Egungun is a Yoruba tradition that commemorates the dead. Within the Yoruba culture, tradition teaches that each person has at least two souls, the individual soul, called "emi," and an ancestral guardian soul, "iponri," according to Motherland Nigeria.com. The iponri, as represented by artistic renditions created of cloth, returns during Egungun to dance, bless and sometimes correct members of the community. Only men participate in Egungun.

The New Yam Festival is celebrated by the Igbo. This traditional harvest festival is celebrated in August. The people dispose of any old yams the day before the festival. On the day of the festival, the oldest man in the village or the leader offers yams to the gods and then eats the first serving. Everyone joins in the feast, eating different dishes made with yams.

Courtship

Weddings follow a formal introduction ceremony. At the introduction ceremony, which takes place at the bride-to-be's home, the groom and his family enter the home and show their respect for the bride's family by kneeling or prostrating themselves on the floor. They sit on opposite sides of the room, while in the center of the room sits the "olopa iduro," the spokesman for the groom, and "olopa ijoko," the spokesman for the bride. The olopa iduro offers a formal introduction of the groom's family and the proposal. After the bride's family accepts the proposal, special food is served to symbolize hope that the marriage will be fruitful and happy.

Weddings

For the wedding, the bride wears jewelry made from coral beads, henna tattoos on her hands and feet, and a veil over her face. Her father escorts her to the church, and only after the ceremony is she unveiled. In some areas, the bride stayed in a "fattening room" for a period of time before the wedding, where she ate very well and emerged heavier than when she went in.

Names and Naming Ceremonies

Babies are named when they are eight days old, according to Yoruba tradition.
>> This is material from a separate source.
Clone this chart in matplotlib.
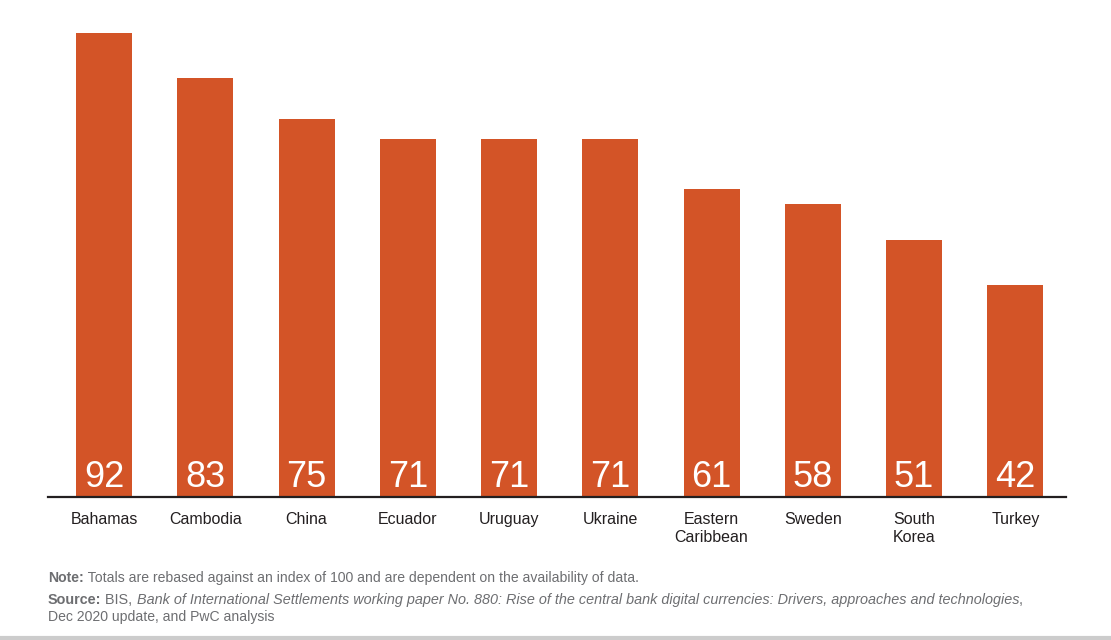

Sometimes parents choose names that describe the events surrounding the child's birth, such as "Taiwo," which means "pre-tasted the world," a name given to the first twin; "Kehinde," meaning, "the one who lagged behind," chosen for the second twin; "Yetunde," "Yewande," or "Iyabo," given to a girl born shortly after the death of an elderly female relative, meaning, "the mother has come back"; and "Babatunde," given to a boy shortly after an elderly male relative has died, meaning, "the father has come back." During the naming ceremony, the baby is welcomed into the family with "ewi," a musical celebration in which a poet sings joyful songs and drums are played to herald the new arrival.